Problem – Print the lines starting at the line containing "Emit a web page" and ending at the line containing "5], [6, 7], [8, 9]];", exactly and in full, without the pictures.

Plotting code records
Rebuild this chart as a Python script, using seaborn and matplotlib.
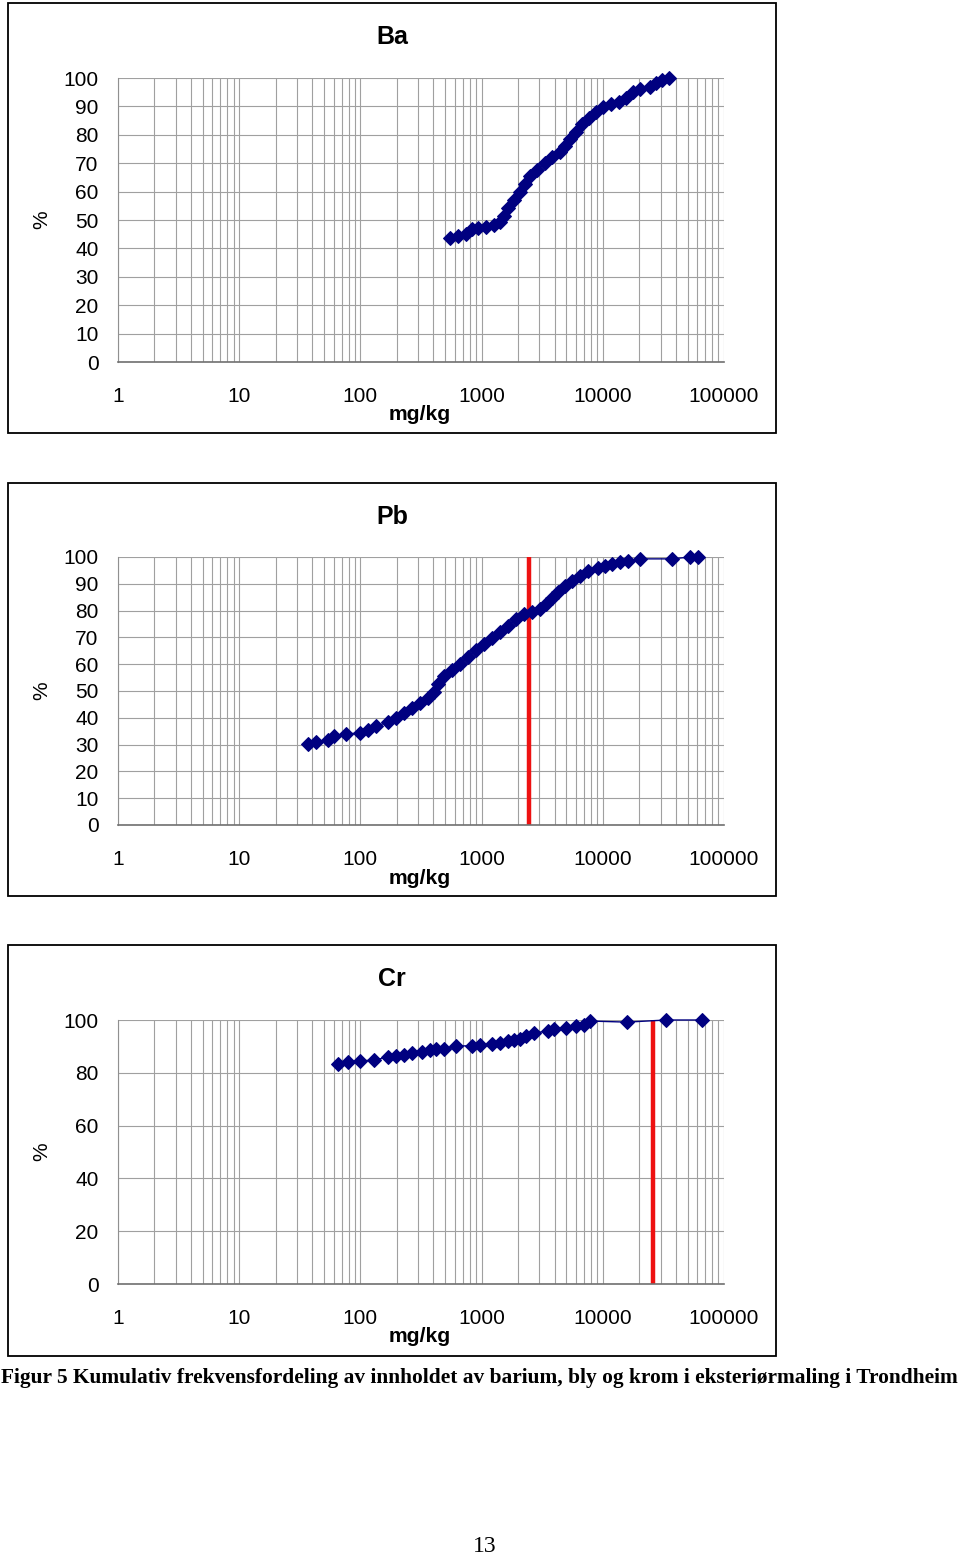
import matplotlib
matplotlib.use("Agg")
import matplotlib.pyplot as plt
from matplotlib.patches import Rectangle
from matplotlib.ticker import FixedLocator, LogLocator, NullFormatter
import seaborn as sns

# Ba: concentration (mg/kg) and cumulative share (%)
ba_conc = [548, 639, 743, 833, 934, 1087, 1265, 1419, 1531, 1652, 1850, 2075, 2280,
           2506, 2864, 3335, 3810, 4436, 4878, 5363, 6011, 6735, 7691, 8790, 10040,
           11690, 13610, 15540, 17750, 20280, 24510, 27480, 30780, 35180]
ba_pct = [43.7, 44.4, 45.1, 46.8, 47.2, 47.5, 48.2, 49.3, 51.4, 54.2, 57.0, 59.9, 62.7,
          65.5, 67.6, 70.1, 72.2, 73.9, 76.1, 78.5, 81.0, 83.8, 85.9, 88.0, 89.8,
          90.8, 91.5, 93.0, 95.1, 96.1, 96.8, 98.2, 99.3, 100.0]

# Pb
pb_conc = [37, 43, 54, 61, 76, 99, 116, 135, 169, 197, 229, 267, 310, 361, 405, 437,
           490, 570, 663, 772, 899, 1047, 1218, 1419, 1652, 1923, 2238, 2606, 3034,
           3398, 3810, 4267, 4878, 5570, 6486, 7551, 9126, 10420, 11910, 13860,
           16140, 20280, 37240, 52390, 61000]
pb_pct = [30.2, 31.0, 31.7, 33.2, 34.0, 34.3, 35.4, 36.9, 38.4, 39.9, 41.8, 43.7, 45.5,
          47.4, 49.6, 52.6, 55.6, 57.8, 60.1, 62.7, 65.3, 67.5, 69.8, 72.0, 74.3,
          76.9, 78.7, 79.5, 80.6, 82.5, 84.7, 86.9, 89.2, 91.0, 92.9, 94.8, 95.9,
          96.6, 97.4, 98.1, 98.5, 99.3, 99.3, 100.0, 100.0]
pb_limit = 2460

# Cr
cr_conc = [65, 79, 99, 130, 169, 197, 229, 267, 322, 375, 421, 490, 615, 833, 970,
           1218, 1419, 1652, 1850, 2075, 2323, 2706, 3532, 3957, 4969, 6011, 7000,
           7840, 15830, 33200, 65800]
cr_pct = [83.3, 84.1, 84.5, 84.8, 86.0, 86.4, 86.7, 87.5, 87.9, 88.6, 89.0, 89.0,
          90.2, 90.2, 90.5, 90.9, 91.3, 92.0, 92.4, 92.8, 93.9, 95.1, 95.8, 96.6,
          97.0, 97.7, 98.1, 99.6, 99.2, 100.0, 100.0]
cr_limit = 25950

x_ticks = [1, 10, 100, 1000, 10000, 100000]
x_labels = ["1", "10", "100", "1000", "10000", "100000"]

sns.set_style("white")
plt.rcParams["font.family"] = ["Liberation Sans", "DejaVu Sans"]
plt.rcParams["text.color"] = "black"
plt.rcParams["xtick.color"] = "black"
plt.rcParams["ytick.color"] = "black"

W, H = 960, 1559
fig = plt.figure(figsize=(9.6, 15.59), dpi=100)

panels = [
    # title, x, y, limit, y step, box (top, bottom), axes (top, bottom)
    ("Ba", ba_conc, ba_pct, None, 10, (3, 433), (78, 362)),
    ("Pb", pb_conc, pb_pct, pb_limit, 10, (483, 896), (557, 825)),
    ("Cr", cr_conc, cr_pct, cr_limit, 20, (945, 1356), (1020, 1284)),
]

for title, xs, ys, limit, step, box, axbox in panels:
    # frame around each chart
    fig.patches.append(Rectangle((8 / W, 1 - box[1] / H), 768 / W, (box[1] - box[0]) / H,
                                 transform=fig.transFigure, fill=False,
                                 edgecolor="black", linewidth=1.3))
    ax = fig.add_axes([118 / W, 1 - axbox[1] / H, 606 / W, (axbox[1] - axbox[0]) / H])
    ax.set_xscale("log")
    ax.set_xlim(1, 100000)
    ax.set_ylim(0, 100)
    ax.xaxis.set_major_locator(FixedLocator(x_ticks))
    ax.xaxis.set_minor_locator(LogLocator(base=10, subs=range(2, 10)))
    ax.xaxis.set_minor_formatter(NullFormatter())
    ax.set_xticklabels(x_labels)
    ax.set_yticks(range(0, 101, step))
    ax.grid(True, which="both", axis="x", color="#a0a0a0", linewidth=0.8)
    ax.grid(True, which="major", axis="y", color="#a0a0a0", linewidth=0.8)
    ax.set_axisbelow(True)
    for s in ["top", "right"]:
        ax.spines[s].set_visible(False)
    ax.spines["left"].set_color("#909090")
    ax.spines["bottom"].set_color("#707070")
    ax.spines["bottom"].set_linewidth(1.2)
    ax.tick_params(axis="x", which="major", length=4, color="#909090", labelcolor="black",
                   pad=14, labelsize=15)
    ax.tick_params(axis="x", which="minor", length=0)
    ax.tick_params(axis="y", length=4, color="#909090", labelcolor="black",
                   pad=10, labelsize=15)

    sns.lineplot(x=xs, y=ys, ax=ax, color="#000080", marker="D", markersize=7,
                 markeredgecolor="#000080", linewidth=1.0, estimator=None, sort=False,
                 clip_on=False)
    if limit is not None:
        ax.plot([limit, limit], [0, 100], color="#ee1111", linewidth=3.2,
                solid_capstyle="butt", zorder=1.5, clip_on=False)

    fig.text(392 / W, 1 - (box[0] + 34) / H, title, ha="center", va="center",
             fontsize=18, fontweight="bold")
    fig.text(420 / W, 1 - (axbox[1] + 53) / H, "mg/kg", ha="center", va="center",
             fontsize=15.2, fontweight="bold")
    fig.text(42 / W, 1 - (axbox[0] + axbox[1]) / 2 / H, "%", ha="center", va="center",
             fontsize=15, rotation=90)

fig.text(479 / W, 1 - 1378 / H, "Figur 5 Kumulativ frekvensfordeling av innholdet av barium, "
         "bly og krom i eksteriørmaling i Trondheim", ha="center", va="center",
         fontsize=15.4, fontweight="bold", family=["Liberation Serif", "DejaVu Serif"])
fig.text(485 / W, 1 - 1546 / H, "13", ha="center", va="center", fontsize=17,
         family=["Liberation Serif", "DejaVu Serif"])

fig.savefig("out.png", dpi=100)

--

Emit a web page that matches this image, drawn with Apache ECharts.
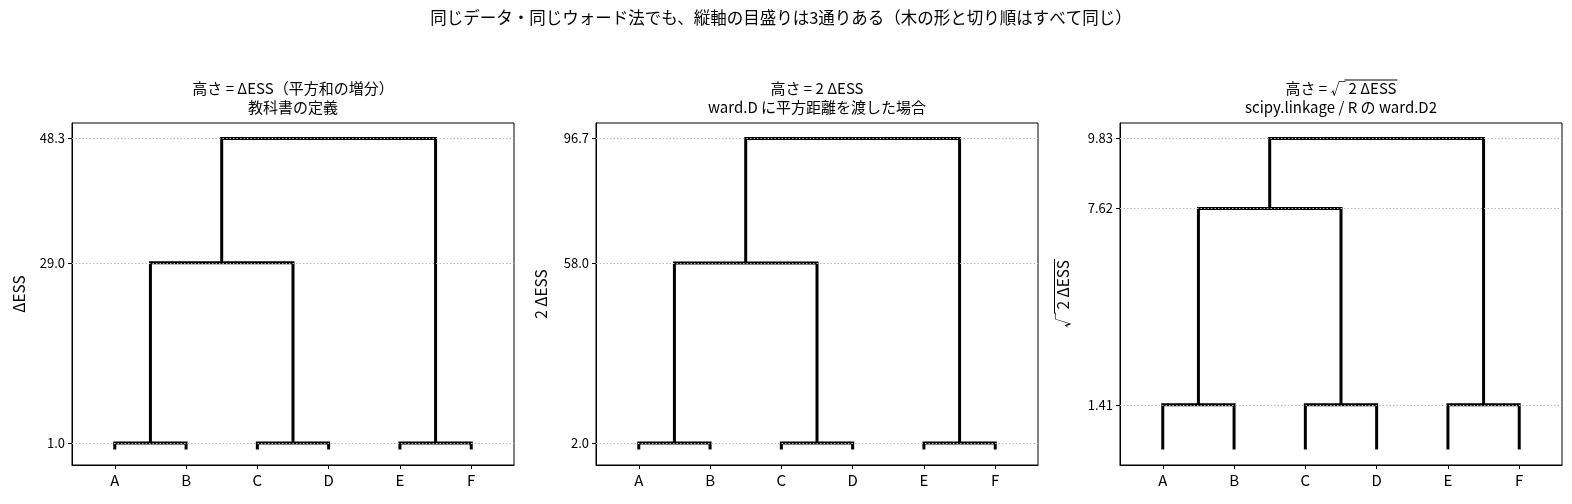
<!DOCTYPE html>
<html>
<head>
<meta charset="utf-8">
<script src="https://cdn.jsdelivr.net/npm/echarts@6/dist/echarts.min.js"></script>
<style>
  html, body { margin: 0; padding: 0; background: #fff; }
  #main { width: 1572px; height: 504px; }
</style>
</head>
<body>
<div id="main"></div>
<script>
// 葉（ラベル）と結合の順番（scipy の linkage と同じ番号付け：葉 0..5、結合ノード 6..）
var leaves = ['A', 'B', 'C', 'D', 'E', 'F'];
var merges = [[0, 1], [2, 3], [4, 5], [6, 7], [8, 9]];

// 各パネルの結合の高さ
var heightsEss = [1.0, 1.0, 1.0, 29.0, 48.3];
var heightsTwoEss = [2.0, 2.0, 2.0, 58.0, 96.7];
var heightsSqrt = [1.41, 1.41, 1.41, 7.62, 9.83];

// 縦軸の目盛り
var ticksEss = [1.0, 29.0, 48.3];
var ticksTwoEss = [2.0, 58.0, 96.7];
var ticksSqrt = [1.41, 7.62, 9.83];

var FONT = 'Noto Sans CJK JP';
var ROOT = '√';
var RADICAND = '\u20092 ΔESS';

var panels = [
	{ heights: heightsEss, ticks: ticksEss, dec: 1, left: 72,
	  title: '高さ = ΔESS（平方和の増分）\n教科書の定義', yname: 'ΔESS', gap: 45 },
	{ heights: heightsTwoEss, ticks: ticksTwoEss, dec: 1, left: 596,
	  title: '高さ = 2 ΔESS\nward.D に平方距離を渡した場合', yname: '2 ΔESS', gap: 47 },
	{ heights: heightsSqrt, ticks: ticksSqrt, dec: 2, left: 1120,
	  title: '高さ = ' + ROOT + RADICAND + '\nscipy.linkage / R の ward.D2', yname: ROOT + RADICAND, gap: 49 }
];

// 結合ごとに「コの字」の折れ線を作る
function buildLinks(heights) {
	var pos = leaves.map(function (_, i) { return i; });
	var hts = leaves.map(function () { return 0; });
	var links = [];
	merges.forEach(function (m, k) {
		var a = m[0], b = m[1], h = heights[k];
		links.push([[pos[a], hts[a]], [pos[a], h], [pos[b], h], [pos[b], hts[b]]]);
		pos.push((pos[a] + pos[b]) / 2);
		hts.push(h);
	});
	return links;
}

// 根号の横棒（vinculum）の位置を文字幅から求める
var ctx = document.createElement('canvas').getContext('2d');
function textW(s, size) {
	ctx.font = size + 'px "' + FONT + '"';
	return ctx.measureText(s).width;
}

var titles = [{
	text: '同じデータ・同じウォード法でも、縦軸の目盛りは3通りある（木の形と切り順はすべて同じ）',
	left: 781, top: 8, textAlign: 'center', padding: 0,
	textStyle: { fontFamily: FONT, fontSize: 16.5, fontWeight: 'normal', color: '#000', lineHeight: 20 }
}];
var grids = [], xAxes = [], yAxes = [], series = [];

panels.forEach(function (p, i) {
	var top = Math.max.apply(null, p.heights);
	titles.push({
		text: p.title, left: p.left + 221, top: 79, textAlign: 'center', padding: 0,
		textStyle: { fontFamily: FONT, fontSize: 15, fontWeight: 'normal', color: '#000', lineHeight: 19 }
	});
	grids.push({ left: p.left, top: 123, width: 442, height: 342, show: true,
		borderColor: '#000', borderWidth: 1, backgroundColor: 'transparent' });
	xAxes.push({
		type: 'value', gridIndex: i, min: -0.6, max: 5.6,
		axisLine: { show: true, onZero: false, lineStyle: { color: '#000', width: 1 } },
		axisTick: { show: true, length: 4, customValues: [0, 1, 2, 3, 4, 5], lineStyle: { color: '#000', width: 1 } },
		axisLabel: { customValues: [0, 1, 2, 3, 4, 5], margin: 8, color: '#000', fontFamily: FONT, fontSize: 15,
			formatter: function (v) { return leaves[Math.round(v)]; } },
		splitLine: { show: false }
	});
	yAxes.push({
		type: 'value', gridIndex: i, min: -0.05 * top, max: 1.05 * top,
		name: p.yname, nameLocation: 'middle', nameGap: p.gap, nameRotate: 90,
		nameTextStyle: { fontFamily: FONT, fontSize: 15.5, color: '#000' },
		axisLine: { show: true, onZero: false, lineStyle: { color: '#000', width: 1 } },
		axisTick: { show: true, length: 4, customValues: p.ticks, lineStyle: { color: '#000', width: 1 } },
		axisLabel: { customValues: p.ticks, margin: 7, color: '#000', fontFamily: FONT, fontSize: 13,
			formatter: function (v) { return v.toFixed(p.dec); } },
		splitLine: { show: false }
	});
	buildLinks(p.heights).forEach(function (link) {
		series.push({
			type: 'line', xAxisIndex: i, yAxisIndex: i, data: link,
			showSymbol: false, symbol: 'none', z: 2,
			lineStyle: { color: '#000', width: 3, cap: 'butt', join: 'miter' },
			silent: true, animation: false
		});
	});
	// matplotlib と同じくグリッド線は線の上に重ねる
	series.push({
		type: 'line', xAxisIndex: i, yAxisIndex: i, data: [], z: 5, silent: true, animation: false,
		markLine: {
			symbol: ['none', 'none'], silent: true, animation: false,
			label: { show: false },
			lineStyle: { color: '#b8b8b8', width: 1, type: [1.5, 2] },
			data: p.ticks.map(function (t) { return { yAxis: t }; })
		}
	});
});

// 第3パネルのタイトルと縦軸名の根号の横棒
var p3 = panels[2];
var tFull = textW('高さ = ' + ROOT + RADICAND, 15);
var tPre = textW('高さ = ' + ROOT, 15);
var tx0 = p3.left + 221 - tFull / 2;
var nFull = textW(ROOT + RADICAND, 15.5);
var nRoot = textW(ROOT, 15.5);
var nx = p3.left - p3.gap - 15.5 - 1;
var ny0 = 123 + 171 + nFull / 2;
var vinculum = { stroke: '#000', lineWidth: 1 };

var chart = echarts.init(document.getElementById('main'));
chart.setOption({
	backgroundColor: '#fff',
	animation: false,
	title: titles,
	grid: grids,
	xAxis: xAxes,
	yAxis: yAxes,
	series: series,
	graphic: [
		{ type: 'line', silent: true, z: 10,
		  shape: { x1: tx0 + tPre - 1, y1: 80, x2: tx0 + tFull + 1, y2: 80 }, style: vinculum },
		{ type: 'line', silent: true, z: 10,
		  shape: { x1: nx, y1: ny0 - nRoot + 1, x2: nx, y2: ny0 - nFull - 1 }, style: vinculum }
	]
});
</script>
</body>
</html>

Written answer –
Emit a web page that matches this image, drawn with Apache ECharts.
<!DOCTYPE html>
<html>
<head>
<meta charset="utf-8">
<script src="https://cdn.jsdelivr.net/npm/echarts@6/dist/echarts.min.js"></script>
<style>
  html, body { margin: 0; padding: 0; background: #fff; }
  #main { width: 1572px; height: 504px; }
</style>
</head>
<body>
<div id="main"></div>
<script>
// 葉（ラベル）と結合の順番（scipy の linkage と同じ番号付け：葉 0..5、結合ノード 6..）
var leaves = ['A', 'B', 'C', 'D', 'E', 'F'];
var merges = [[0, 1], [2, 3], [4, 5], [6, 7], [8, 9]];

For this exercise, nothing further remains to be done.